Ouvert et accueillant aux nouvelles collaborations, Noël Guyomarc’h n’en est pas moins pointilleux et cela se sait à l’international. “J’ai un côté très social mais ça ne veut pas dire que je vais travailler avec tout le monde, au contraire. Je fais des choix qui sont toujours très audacieux au niveau de la forme, des matériaux, du contenu. C’est comme ça que j’ai établi un respect à l’international, je crois”, estime le directeur qui abrite actuellement 70 créateurs dans sa galerie et qui voit le bijou comme une oeuvre d’art. “C’est important de savoir qu’il y a quelque chose derrière la pièce qu’on regarde, qu’il y a une idée et un concept. Il faut que le tout soit cohérent ensemble. Le but ce n’est pas de faire une pièce exceptionnelle et de s’arrêter là, il faut que ça se tienne.”

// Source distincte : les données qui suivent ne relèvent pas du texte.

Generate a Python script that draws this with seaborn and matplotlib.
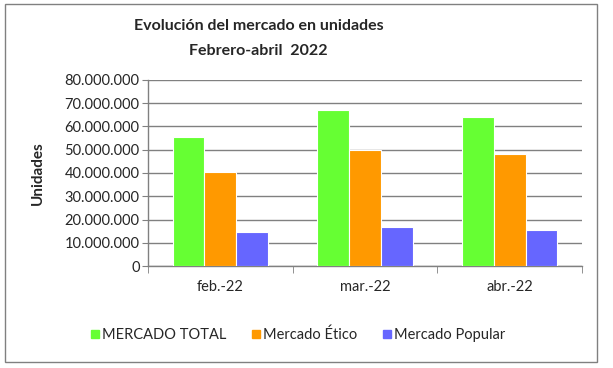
import pandas as pd
import numpy as np
import matplotlib.pyplot as plt
import matplotlib.ticker as mticker
from matplotlib.patches import Rectangle
import seaborn as sns

months = ['feb.-22', 'mar.-22', 'abr.-22']
series = ['MERCADO TOTAL', 'Mercado Ético', 'Mercado Popular']
total = [55500000, 67100000, 64100000]
etico = [40500000, 49900000, 48200000]
popular = [14700000, 16800000, 15500000]
colors = ['#66FF33', '#FF9900', '#6666FF']

df = pd.DataFrame({
    'mes': months * 3,
    'serie': [series[0]] * 3 + [series[1]] * 3 + [series[2]] * 3,
    'valor': total + etico + popular,
})

sns.set_style('white')
plt.rcParams['font.family'] = ['Lato', 'DejaVu Sans']

fig = plt.figure(figsize=(6.13, 3.68), dpi=100)
ax = fig.add_axes([0.2414, 0.277, 0.708, 0.506])

sns.barplot(data=df, x='mes', y='valor', hue='serie', palette=colors, saturation=1,
            width=0.66, edgecolor='white', linewidth=0.8, ax=ax, zorder=3)

ax.set_ylim(0, 80000000)
ax.set_xlim(-0.5, 2.5)
ax.yaxis.set_major_locator(mticker.MultipleLocator(10000000))
ax.yaxis.set_major_formatter(mticker.FuncFormatter(lambda v, p: f'{int(v):,}'.replace(',', '.')))
ax.grid(axis='y', color='#808080', linewidth=1, zorder=0)
ax.set_axisbelow(True)

for s in ['top', 'right']:
    ax.spines[s].set_visible(False)
for s in ['left', 'bottom']:
    ax.spines[s].set_color('#808080')
    ax.spines[s].set_linewidth(1)

ax.tick_params(axis='y', which='major', length=4, color='#808080', direction='out',
               labelsize=10.5, pad=2, left=True)
ax.xaxis.set_minor_locator(mticker.FixedLocator([-0.5, 0.5, 1.5, 2.5]))
ax.tick_params(axis='x', which='major', length=0, labelsize=10.5, pad=10)
ax.tick_params(axis='x', which='minor', length=5, color='#808080', direction='out', bottom=True)

ax.set_xlabel('')
ax.set_ylabel('Unidades', fontsize=11, fontweight='bold', labelpad=14)

fig.text(0.422, 0.928, 'Evolución del mercado en unidades', ha='center', va='center',
         fontsize=11.5, fontweight='bold')
fig.text(0.422, 0.862, 'Febrero-abril  2022', ha='center', va='center',
         fontsize=11.5, fontweight='bold')

ax.get_legend().remove()
handles = [plt.Line2D([], [], marker='s', linestyle='', markersize=6,
                      markerfacecolor=c, markeredgecolor=c) for c in colors]
fig.legend(handles, series, loc='center', bbox_to_anchor=(0.485, 0.09), ncol=3,
           frameon=False, fontsize=10.5, handletextpad=0.1, columnspacing=1.6,
           handlelength=0.8)

fig.patches.append(Rectangle((0.008, 0.016), 0.966, 0.973, transform=fig.transFigure,
                             fill=False, edgecolor='#808080', linewidth=1))

fig.savefig('out.png', dpi=100)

Sa sensibilité européenne c’est au niveau de l’esthétisme qu’il estime qu’elle est la plus présente: dans le résultat final de la pièce et dans l’exigence au niveau de l’exécution. “Aux États-Unis par exemple, c’est parfois un peu plus lourd, ils veulent dire beaucoup de choses dans ce qu’ils créent au lieu d’épurer”, avoue Noël qui apprécie les créations des frères Bouroullec et particulièrement celles de la marque de vêtements Comme des garçons. “C’est hallucinant cette audace avec le corps qui est au centre de leurs créations, ça rejoint énormément ce qu’on fait avec le bijou.”

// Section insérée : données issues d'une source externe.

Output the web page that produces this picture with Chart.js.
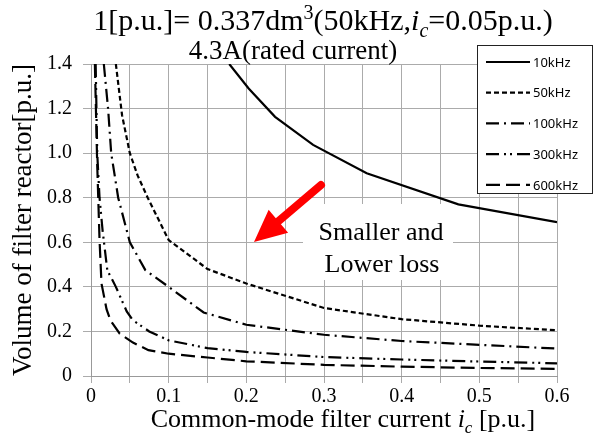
<!DOCTYPE html>
<html lang="en">
<head>
<meta charset="UTF-8">
<title>Volume of filter reactor</title>
<style>
  body { margin: 0; background: #fff; }
  canvas { display: block; }
</style>
</head>
<body>
<canvas id="chart" width="611" height="441"></canvas>
<script src="https://cdn.jsdelivr.net/npm/chart.js"></script>
<script>
// values: common-mode filter current ic [p.u.] -> volume [p.u.]
var ic10k  = [0.178, 0.203, 0.237, 0.286, 0.355, 0.473, 0.6];
var vol10k = [1.4, 1.29, 1.163, 1.037, 0.91, 0.77, 0.69];

var ic50k  = [0.032, 0.04, 0.05, 0.06, 0.073, 0.1, 0.15, 0.2, 0.3, 0.4, 0.5, 0.6];
var vol50k = [1.4, 1.17, 1.0, 0.9, 0.8, 0.61, 0.48, 0.415, 0.305, 0.255, 0.226, 0.205];

var ic100k  = [0.0165, 0.022, 0.026, 0.035, 0.05, 0.07, 0.1, 0.145, 0.2, 0.3, 0.4, 0.5, 0.6];
var vol100k = [1.4, 1.2, 1.0, 0.8, 0.6, 0.475, 0.4, 0.285, 0.23, 0.185, 0.157, 0.14, 0.123];

var ic300k  = [0.006, 0.008, 0.011, 0.015, 0.021, 0.032, 0.046, 0.054, 0.075, 0.1, 0.15, 0.2, 0.3, 0.4, 0.5, 0.6];
var vol300k = [1.4, 1.0, 0.8, 0.65, 0.475, 0.4, 0.29, 0.25, 0.2, 0.16, 0.125, 0.108, 0.085, 0.074, 0.065, 0.057];

var ic600k  = [0.005, 0.008, 0.011, 0.0135, 0.02, 0.025, 0.037, 0.054, 0.074, 0.1, 0.15, 0.2, 0.3, 0.4, 0.5, 0.6];
var vol600k = [1.4, 0.95, 0.61, 0.415, 0.3, 0.25, 0.19, 0.15, 0.116, 0.1, 0.083, 0.066, 0.05, 0.042, 0.036, 0.032];

var seriesNames = ['10kHz', '50kHz', '100kHz', '300kHz', '600kHz'];
var xTickText = ['0', '0.1', '0.2', '0.3', '0.4', '0.5', '0.6'];
var yTickText = ['0', '0.2', '0.4', '0.6', '0.8', '1.0', '1.2', '1.4'];

var serif = '"Liberation Serif", "Times New Roman", serif';

function pts(xs, ys) {
    return xs.map(function (x, i) { return { x: x, y: ys[i] }; });
}

// dash patterns: solid, short dash, dash-dot, dash-dot-dot, long dash
var dashes = [[], [5, 3], [13, 5, 2, 5], [13, 5, 2, 4, 2, 5], [14, 6]];
var allData = [pts(ic10k, vol10k), pts(ic50k, vol50k), pts(ic100k, vol100k), pts(ic300k, vol300k), pts(ic600k, vol600k)];

var datasets = allData.map(function (d, i) {
    return {
        label: seriesNames[i],
        data: d,
        showLine: true,
        borderColor: '#000',
        borderWidth: 2.2,
        borderDash: dashes[i],
        pointRadius: 0,
        tension: 0,
        fill: false
    };
});

// text with italic / subscript / superscript pieces
function richFont(kind, size) {
    if (kind === 'i') return 'italic ' + size + 'px ' + serif;
    if (kind === 'isub') return 'italic ' + Math.round(size * 0.65) + 'px ' + serif;
    if (kind === 'sup') return Math.round(size * 0.65) + 'px ' + serif;
    return size + 'px ' + serif;
}
function drawRich(ctx, parts, cx, y, size) {
    var w = 0;
    parts.forEach(function (p) { ctx.font = richFont(p[1], size); w += ctx.measureText(p[0]).width; });
    var x = cx - w / 2;
    parts.forEach(function (p) {
        ctx.font = richFont(p[1], size);
        var dy = p[1] === 'isub' ? size * 0.22 : (p[1] === 'sup' ? -size * 0.36 : 0);
        ctx.fillText(p[0], x, y + dy);
        x += ctx.measureText(p[0]).width;
    });
}

var decorations = {
    id: 'decorations',
    afterDraw: function (chart) {
        var ctx = chart.ctx;
        ctx.save();
        ctx.fillStyle = '#000';
        ctx.textBaseline = 'alphabetic';

        // titles
        drawRich(ctx, [['1[p.u.]= 0.337dm', 'n'], ['3', 'sup'], ['(50kHz,', 'n'], ['i', 'i'], ['c', 'isub'], ['=0.05p.u.)', 'n']], 323, 30, 30);
        drawRich(ctx, [['4.3A(rated current)', 'n']], 293, 59, 27);

        // x axis title
        drawRich(ctx, [['Common-mode filter current ', 'n'], ['i', 'i'], ['c', 'isub'], [' [p.u.]', 'n']], 343, 427, 26);

        // y axis title
        ctx.save();
        ctx.translate(31, 220);
        ctx.rotate(-Math.PI / 2);
        drawRich(ctx, [['Volume of filter reactor[p.u.]', 'n']], 0, 0, 27);
        ctx.restore();

        // annotation box
        ctx.fillStyle = '#fff';
        ctx.fillRect(303, 204, 150, 76);
        ctx.fillStyle = '#000';
        drawRich(ctx, [['Smaller and', 'n']], 381, 240, 26);
        drawRich(ctx, [['Lower loss', 'n']], 382, 272, 26);

        // red arrow
        var tx = 321, ty = 185, hx = 254, hy = 242;
        var ang = Math.atan2(hy - ty, hx - tx);
        var headLen = 32, headHalf = 15;
        var bx = hx - headLen * Math.cos(ang), by = hy - headLen * Math.sin(ang);
        ctx.strokeStyle = '#ff0000';
        ctx.fillStyle = '#ff0000';
        ctx.lineWidth = 8;
        ctx.lineCap = 'round';
        ctx.beginPath();
        ctx.moveTo(tx, ty);
        ctx.lineTo(bx, by);
        ctx.stroke();
        ctx.beginPath();
        ctx.moveTo(hx, hy);
        ctx.lineTo(bx + headHalf * Math.sin(ang), by - headHalf * Math.cos(ang));
        ctx.lineTo(bx - headHalf * Math.sin(ang), by + headHalf * Math.cos(ang));
        ctx.closePath();
        ctx.fill();

        // legend
        ctx.fillStyle = '#fff';
        ctx.fillRect(477, 45, 115, 148);
        ctx.strokeStyle = '#222';
        ctx.lineWidth = 1;
        ctx.strokeRect(477.5, 45.5, 115, 148);
        ctx.font = '13px "Noto Sans", "Open Sans", sans-serif';
        ctx.textBaseline = 'middle';
        chart.data.datasets.forEach(function (ds, i) {
            var y = 62 + i * 30.7;
            ctx.strokeStyle = '#000';
            ctx.lineWidth = 2.2;
            ctx.lineCap = 'butt';
            ctx.setLineDash(ds.borderDash);
            ctx.beginPath();
            ctx.moveTo(486, y);
            ctx.lineTo(530, y);
            ctx.stroke();
            ctx.setLineDash([]);
            ctx.fillStyle = '#000';
            ctx.fillText(ds.label, 533, y + 1);
        });
        ctx.restore();
    }
};

new Chart(document.getElementById('chart').getContext('2d'), {
    type: 'scatter',
    data: { datasets: datasets },
    options: {
        responsive: false,
        animation: false,
        devicePixelRatio: 1,
        layout: { padding: { top: 64, right: 54, left: 0, bottom: 0 } },
        plugins: {
            legend: { display: false },
            tooltip: { enabled: false }
        },
        scales: {
            x: {
                type: 'linear',
                min: 0,
                max: 0.6,
                afterFit: function (s) { s.height = 65; s.paddingLeft = 0; s.paddingRight = 0; },
                ticks: {
                    stepSize: 0.05,
                    autoSkip: false,
                    maxRotation: 0,
                    padding: 2,
                    color: '#000',
                    font: { family: serif, size: 20 },
                    callback: function (v) {
                        var r = Math.round(v * 100);
                        return r % 10 === 0 ? xTickText[r / 10] : '';
                    }
                },
                grid: { color: '#ababab', lineWidth: 1, tickLength: 7 },
                border: { color: '#999' }
            },
            y: {
                type: 'linear',
                min: 0,
                max: 1.4,
                afterFit: function (s) { s.width = 91; s.paddingTop = 0; s.paddingBottom = 0; },
                ticks: {
                    stepSize: 0.2,
                    padding: 11,
                    color: '#000',
                    font: { family: serif, size: 20 },
                    callback: function (v) { return yTickText[Math.round(v * 5)]; }
                },
                grid: { color: '#ababab', lineWidth: 1, tickLength: 8 },
                border: { color: '#999' }
            }
        }
    },
    plugins: [decorations]
});
</script>
</body>
</html>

Fier de son parcours, Noël ne regrette rien ou presque: que son art ne soit pas encore assez diffusé auprès du grand public. Si, comme d’autres artistes spécialisés en bijoux contemporains, son travail a de beaux échos à l’international, il passe encore souvent inaperçu ici. “C’est vrai que Montréal est une ville idéale pour les créateurs, c’est facile d’y côtoyer des gens dans le milieu. Mais ce qui manque le plus c’est la diffusion et la réception auprès du public. Il y a un gros travail d’éducation à faire! Moi et d’autres galeries comme La Centrale par exemple, sommes là pour aider les gens à comprendre ce qui se passe, c’est important”, confie l’artiste avant de rappeler que le bijou est le seul objet d’art qu’on peut porter et partager à l’autre directement. “C’est aussi et surtout un objet de communication.”